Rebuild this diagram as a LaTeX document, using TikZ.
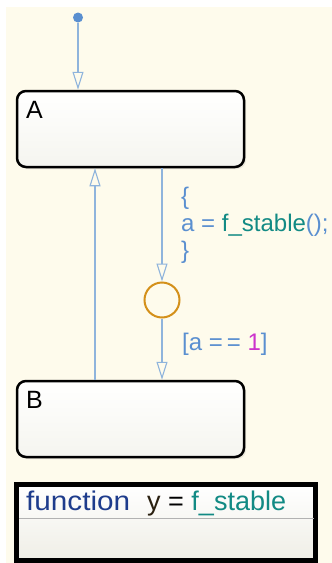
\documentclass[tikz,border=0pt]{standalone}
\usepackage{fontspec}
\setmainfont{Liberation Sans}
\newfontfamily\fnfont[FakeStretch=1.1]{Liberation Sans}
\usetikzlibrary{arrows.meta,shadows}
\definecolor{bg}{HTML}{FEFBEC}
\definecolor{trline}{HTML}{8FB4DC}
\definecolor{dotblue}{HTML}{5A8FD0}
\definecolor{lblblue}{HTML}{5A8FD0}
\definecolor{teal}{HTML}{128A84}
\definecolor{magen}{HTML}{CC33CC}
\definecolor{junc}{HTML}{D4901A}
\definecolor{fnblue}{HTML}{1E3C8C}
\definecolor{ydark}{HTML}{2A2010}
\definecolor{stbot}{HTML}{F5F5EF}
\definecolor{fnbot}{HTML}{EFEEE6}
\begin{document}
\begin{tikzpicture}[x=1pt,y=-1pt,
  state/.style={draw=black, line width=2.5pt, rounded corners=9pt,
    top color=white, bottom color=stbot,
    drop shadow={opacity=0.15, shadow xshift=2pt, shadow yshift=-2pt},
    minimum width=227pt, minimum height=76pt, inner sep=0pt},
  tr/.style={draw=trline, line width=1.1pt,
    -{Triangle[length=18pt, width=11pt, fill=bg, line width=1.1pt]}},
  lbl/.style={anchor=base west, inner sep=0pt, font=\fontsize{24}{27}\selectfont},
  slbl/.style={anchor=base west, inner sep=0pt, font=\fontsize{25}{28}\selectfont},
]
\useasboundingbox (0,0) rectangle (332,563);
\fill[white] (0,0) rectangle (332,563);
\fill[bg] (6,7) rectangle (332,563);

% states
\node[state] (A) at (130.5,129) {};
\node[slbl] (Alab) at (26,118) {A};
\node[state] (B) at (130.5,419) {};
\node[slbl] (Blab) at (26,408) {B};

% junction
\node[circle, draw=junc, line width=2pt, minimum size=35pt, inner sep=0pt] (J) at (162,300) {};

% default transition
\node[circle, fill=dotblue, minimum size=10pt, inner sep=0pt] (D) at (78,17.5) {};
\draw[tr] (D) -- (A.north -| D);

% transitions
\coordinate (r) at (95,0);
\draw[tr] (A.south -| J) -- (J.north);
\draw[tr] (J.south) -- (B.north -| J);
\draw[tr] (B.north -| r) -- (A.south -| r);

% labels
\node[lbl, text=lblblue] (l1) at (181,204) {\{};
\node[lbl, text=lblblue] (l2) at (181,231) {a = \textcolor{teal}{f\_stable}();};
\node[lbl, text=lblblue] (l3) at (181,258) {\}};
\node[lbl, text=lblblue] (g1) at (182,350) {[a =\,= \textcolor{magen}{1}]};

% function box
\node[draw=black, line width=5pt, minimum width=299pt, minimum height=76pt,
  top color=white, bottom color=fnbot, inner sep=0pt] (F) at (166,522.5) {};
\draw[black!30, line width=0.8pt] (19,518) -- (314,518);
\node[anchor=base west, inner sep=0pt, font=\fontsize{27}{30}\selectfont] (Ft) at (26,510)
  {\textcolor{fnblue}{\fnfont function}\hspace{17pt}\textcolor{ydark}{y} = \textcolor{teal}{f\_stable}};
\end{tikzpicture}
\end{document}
--
* Directive: Without the pictures, copy the material exactly as given.

* Output for this exercise:
Rebuild this diagram as a LaTeX document, using TikZ.
\documentclass[tikz,border=0pt]{standalone}
\usepackage{fontspec}
\setmainfont{Liberation Sans}
\newfontfamily\fnfont[FakeStretch=1.1]{Liberation Sans}
\usetikzlibrary{arrows.meta,shadows}
\definecolor{bg}{HTML}{FEFBEC}
\definecolor{trline}{HTML}{8FB4DC}
\definecolor{dotblue}{HTML}{5A8FD0}
\definecolor{lblblue}{HTML}{5A8FD0}
\definecolor{teal}{HTML}{128A84}
\definecolor{magen}{HTML}{CC33CC}
\definecolor{junc}{HTML}{D4901A}
\definecolor{fnblue}{HTML}{1E3C8C}
\definecolor{ydark}{HTML}{2A2010}
\definecolor{stbot}{HTML}{F5F5EF}
\definecolor{fnbot}{HTML}{EFEEE6}
\begin{document}
\begin{tikzpicture}[x=1pt,y=-1pt,
  state/.style={draw=black, line width=2.5pt, rounded corners=9pt,
    top color=white, bottom color=stbot,
    drop shadow={opacity=0.15, shadow xshift=2pt, shadow yshift=-2pt},
    minimum width=227pt, minimum height=76pt, inner sep=0pt},
  tr/.style={draw=trline, line width=1.1pt,
    -{Triangle[length=18pt, width=11pt, fill=bg, line width=1.1pt]}},
  lbl/.style={anchor=base west, inner sep=0pt, font=\fontsize{24}{27}\selectfont},
  slbl/.style={anchor=base west, inner sep=0pt, font=\fontsize{25}{28}\selectfont},
]
\useasboundingbox (0,0) rectangle (332,563);
\fill[white] (0,0) rectangle (332,563);
\fill[bg] (6,7) rectangle (332,563);

% states
\node[state] (A) at (130.5,129) {};
\node[slbl] (Alab) at (26,118) {A};
\node[state] (B) at (130.5,419) {};
\node[slbl] (Blab) at (26,408) {B};

% junction
\node[circle, draw=junc, line width=2pt, minimum size=35pt, inner sep=0pt] (J) at (162,300) {};

% default transition
\node[circle, fill=dotblue, minimum size=10pt, inner sep=0pt] (D) at (78,17.5) {};
\draw[tr] (D) -- (A.north -| D);

% transitions
\coordinate (r) at (95,0);
\draw[tr] (A.south -| J) -- (J.north);
\draw[tr] (J.south) -- (B.north -| J);
\draw[tr] (B.north -| r) -- (A.south -| r);

% labels
\node[lbl, text=lblblue] (l1) at (181,204) {\{};
\node[lbl, text=lblblue] (l2) at (181,231) {a = \textcolor{teal}{f\_stable}();};
\node[lbl, text=lblblue] (l3) at (181,258) {\}};
\node[lbl, text=lblblue] (g1) at (182,350) {[a =\,= \textcolor{magen}{1}]};

% function box
\node[draw=black, line width=5pt, minimum width=299pt, minimum height=76pt,
  top color=white, bottom color=fnbot, inner sep=0pt] (F) at (166,522.5) {};
\draw[black!30, line width=0.8pt] (19,518) -- (314,518);
\node[anchor=base west, inner sep=0pt, font=\fontsize{27}{30}\selectfont] (Ft) at (26,510)
  {\textcolor{fnblue}{\fnfont function}\hspace{17pt}\textcolor{ydark}{y} = \textcolor{teal}{f\_stable}};
\end{tikzpicture}
\end{document}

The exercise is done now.